Aggregator bundling offers maximal choice to the customer. Buyers can customize their bundles by selecting elements from limited options. In traditional cost-based pricing, aggregator bundles can look like buy one get one free or pick-three deals. When it comes to subscription services, the model can support either choices that are locked in at the start of the contract or choices that can be changed at the start of each pay period.
To promote their Surface products, Microsoft allows buyers to build a bundle that includes their choice of a Surface device, an annual subscription to Microsoft 365 with an additional three months free, and a two-, three- or four-year protection plan.
Limited time bundles are typically rotating offers that provide discounted access to a set of services or products for a specified amount of time.

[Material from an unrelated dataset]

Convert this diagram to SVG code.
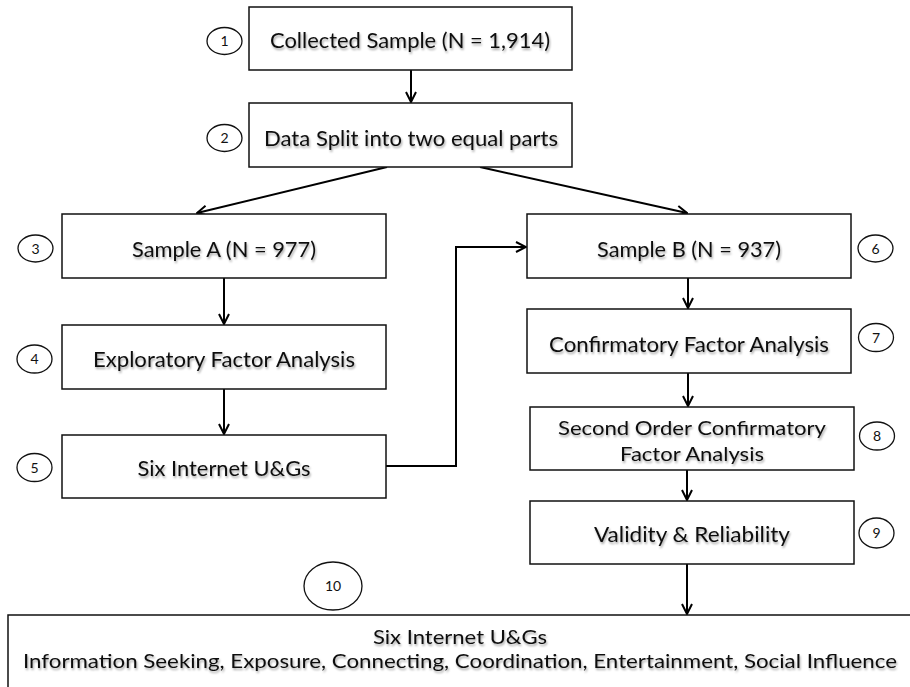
<svg xmlns="http://www.w3.org/2000/svg" width="910" height="687" viewBox="0 0 910 687">
  <defs>
    <filter id="txtShadow" x="-5%" y="-30%" width="110%" height="170%">
      <feDropShadow dx="1" dy="2" stdDeviation="1" flood-color="#000" flood-opacity="0.35"/>
    </filter>
    <marker id="arrow" viewBox="0 0 12 12" refX="11" refY="6" markerWidth="12" markerHeight="12" markerUnits="userSpaceOnUse" orient="auto">
      <path d="M1,1 L11,6 L1,11" fill="none" stroke="#000" stroke-width="2"/>
    </marker>
  </defs>
  <style>
    .box { fill: #fff; stroke: #111; stroke-width: 1.5; }
    .lbl { font-family: Lato, "Open Sans", "Liberation Sans", sans-serif; font-size: 22px; fill: #111; text-anchor: middle; filter: url(#txtShadow); }
    .lbl.sm { font-size: 20px; }
    .num { fill: #fff; stroke: #111; stroke-width: 1.3; }
    .numt { font-family: Lato, "Open Sans", "Liberation Sans", sans-serif; font-size: 14px; fill: #111; text-anchor: middle; }
    .conn { fill: none; stroke: #000; stroke-width: 2; marker-end: url(#arrow); }
  </style>
  <rect width="910" height="687" fill="#fff"/>

  <!-- connectors -->
  <g id="connectors">
    <line class="conn" x1="411" y1="70" x2="411" y2="102"/>
    <line class="conn" x1="387" y1="167" x2="197" y2="213"/>
    <line class="conn" x1="480" y1="167" x2="687" y2="213"/>
    <line class="conn" x1="224" y1="278" x2="224" y2="324"/>
    <line class="conn" x1="224" y1="389" x2="224" y2="434"/>
    <polyline class="conn" points="386,466 456,466 456,247 526,247"/>
    <line class="conn" x1="688" y1="278" x2="688" y2="308"/>
    <line class="conn" x1="688" y1="373" x2="688" y2="406"/>
    <line class="conn" x1="687" y1="470" x2="687" y2="500"/>
    <line class="conn" x1="687" y1="564" x2="687" y2="614"/>
  </g>

  <g id="step1">
    <rect class="box" x="249" y="7" width="323" height="63"/>
    <text class="lbl" x="410" y="48" textLength="280" lengthAdjust="spacingAndGlyphs">Collected Sample (N = 1,914)</text>
    <ellipse class="num" cx="224.5" cy="41" rx="17.5" ry="13.5"/>
    <text class="numt" x="224.5" y="46">1</text>
  </g>

  <g id="step2">
    <rect class="box" x="249" y="103" width="323" height="64"/>
    <text class="lbl" x="411" y="146" textLength="294" lengthAdjust="spacingAndGlyphs">Data Split into two equal parts</text>
    <ellipse class="num" cx="224.5" cy="138" rx="17.5" ry="13.5"/>
    <text class="numt" x="224.5" y="143">2</text>
  </g>

  <g id="step3">
    <rect class="box" x="62" y="214" width="324" height="64"/>
    <text class="lbl" x="224" y="257" textLength="184" lengthAdjust="spacingAndGlyphs">Sample A (N = 977)</text>
    <ellipse class="num" cx="35.5" cy="248.5" rx="17.5" ry="13.5"/>
    <text class="numt" x="35.5" y="253.5">3</text>
  </g>

  <g id="step4">
    <rect class="box" x="62" y="325" width="324" height="64"/>
    <text class="lbl" x="224" y="367" textLength="262" lengthAdjust="spacingAndGlyphs">Exploratory Factor Analysis</text>
    <ellipse class="num" cx="34.5" cy="359" rx="17.5" ry="14"/>
    <text class="numt" x="34.5" y="364">4</text>
  </g>

  <g id="step5">
    <rect class="box" x="62" y="435" width="324" height="63"/>
    <text class="lbl" x="224" y="476" textLength="173" lengthAdjust="spacingAndGlyphs">Six Internet U&amp;Gs</text>
    <ellipse class="num" cx="34.5" cy="467.5" rx="17.5" ry="14"/>
    <text class="numt" x="34.5" y="472.5">5</text>
  </g>

  <g id="step6">
    <rect class="box" x="527" y="214" width="324" height="64"/>
    <text class="lbl" x="689" y="257" textLength="184" lengthAdjust="spacingAndGlyphs">Sample B (N = 937)</text>
    <ellipse class="num" cx="875.5" cy="248.5" rx="17.5" ry="13.5"/>
    <text class="numt" x="875.5" y="253.5">6</text>
  </g>

  <g id="step7">
    <rect class="box" x="527" y="309" width="324" height="64"/>
    <text class="lbl" x="689" y="352" textLength="280" lengthAdjust="spacingAndGlyphs">Confirmatory Factor Analysis</text>
    <ellipse class="num" cx="876" cy="337.5" rx="17.5" ry="14"/>
    <text class="numt" x="876" y="342.5">7</text>
  </g>

  <g id="step8">
    <rect class="box" x="530" y="407" width="324" height="63"/>
    <text class="lbl sm" x="692" y="435" textLength="268" lengthAdjust="spacingAndGlyphs">Second Order Confirmatory</text>
    <text class="lbl sm" x="692" y="461" textLength="144" lengthAdjust="spacingAndGlyphs">Factor Analysis</text>
    <ellipse class="num" cx="877" cy="436" rx="17.5" ry="14"/>
    <text class="numt" x="877" y="441">8</text>
  </g>

  <g id="step9">
    <rect class="box" x="530" y="501" width="324" height="63"/>
    <text class="lbl" x="692" y="542" textLength="196" lengthAdjust="spacingAndGlyphs">Validity &amp; Reliability</text>
    <ellipse class="num" cx="876.5" cy="533" rx="17.5" ry="15"/>
    <text class="numt" x="876.5" y="538">9</text>
  </g>

  <g id="step10">
    <rect class="box" x="8" y="615" width="910" height="90"/>
    <text class="lbl sm" x="460" y="644" textLength="174" lengthAdjust="spacingAndGlyphs">Six Internet U&amp;Gs</text>
    <text class="lbl sm" x="460" y="668" textLength="874" lengthAdjust="spacingAndGlyphs">Information Seeking, Exposure, Connecting, Coordination, Entertainment, Social Influence</text>
    <ellipse class="num" cx="333" cy="586" rx="29" ry="24"/>
    <text class="numt" x="333" y="591">10</text>
  </g>
</svg>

Each offer is usually only available to purchase for a short period of time, which creates a sense of urgency and makes the savings seem even more desirable.
Phone, cable, and Internet companies often sell their services in limited time bundles. Shaw offers a range of television and internet bundles on two-year plans. After the two years are up, you go month-to-month until you cancel or sign up for another value plan; however, if you cancel your subscription early, you’re required to pay early cancellation fees.
Partnerships allow one retailer to sell the services or products of other companies through bundles with their own products. Collaborating with other companies can offer a host of competitive advantages like expanding or tapping into new customer bases, sharing cross-platform market research, trialing subscription services before committing to the costs, and so on.
Birchbox is a beauty and grooming subscription service. For $15/month for the beauty box and $10/month for the grooming box, you will receive five curated deluxe samples based on preference settings in your user profile. You can also buy individual full-sized products from their website. The company currently carries 40 prestigious brands and, in 2015, launched their own line of products.
The most important aspect of revenue recognition for bundled billing, in addition to remaining compliant with accounting standards like ASC 606 and IFRS 15, is ensuring that you’re able to accurately attribute income to the correct revenue stream.
Margin analyses are crucial for making strategic business decisions and understanding the performance of each of your products or services. However, errors in your revenue allocation data could jeopardize these processes—leaving you unable to tell how much is being earned by each revenue stream.
Investing in a robust recurring billing solution is one way to eliminate manual errors and simplify revenue allocation. It can also help you to maintain compliance and efficiently handle changes to your customers’ bundles and invoices.
Avoid subpar management of your bundling strategy by familiarizing yourself with these three critical elements of the pricing model that will aid your growth journey.
The 3 critical elements of your bundle pricing strategy
1. Understand target customers
Take your time to ensure that the pricing and value metrics are aligned for each of your bundles. If customers are unable to grasp why your bundle is a great bargain, it’s highly likely that they will search for a better deal elsewhere. Analyze your customers’ behaviour and build your bundles to meet specific needs or desires that are currently not being fulfilled.
2. Boost sales of certain products/services
Bundles are great for adding another layer of control to your pricing management. In the same way that you want to carefully craft your bundles to be desirable to your customers, you should also appropriately pair products and services to maximize your overall sales. Bundles that are not well balanced can hurt sales of your popular offers and lead to frustrating overstock.
3. Manage revenue allocation
Keeping track of which earnings are coming from what revenue stream doesn’t have to be complex. A powerful recurring billing solution can automate revenue allocation with an internal line-by-line breakdown, so you’ll always be ready to perform margin analyses. The right system will also help you maintain compliance with ASC 606 and IFRS 15, as well as streamline any additions to your billing model or updates to your customers’ invoices.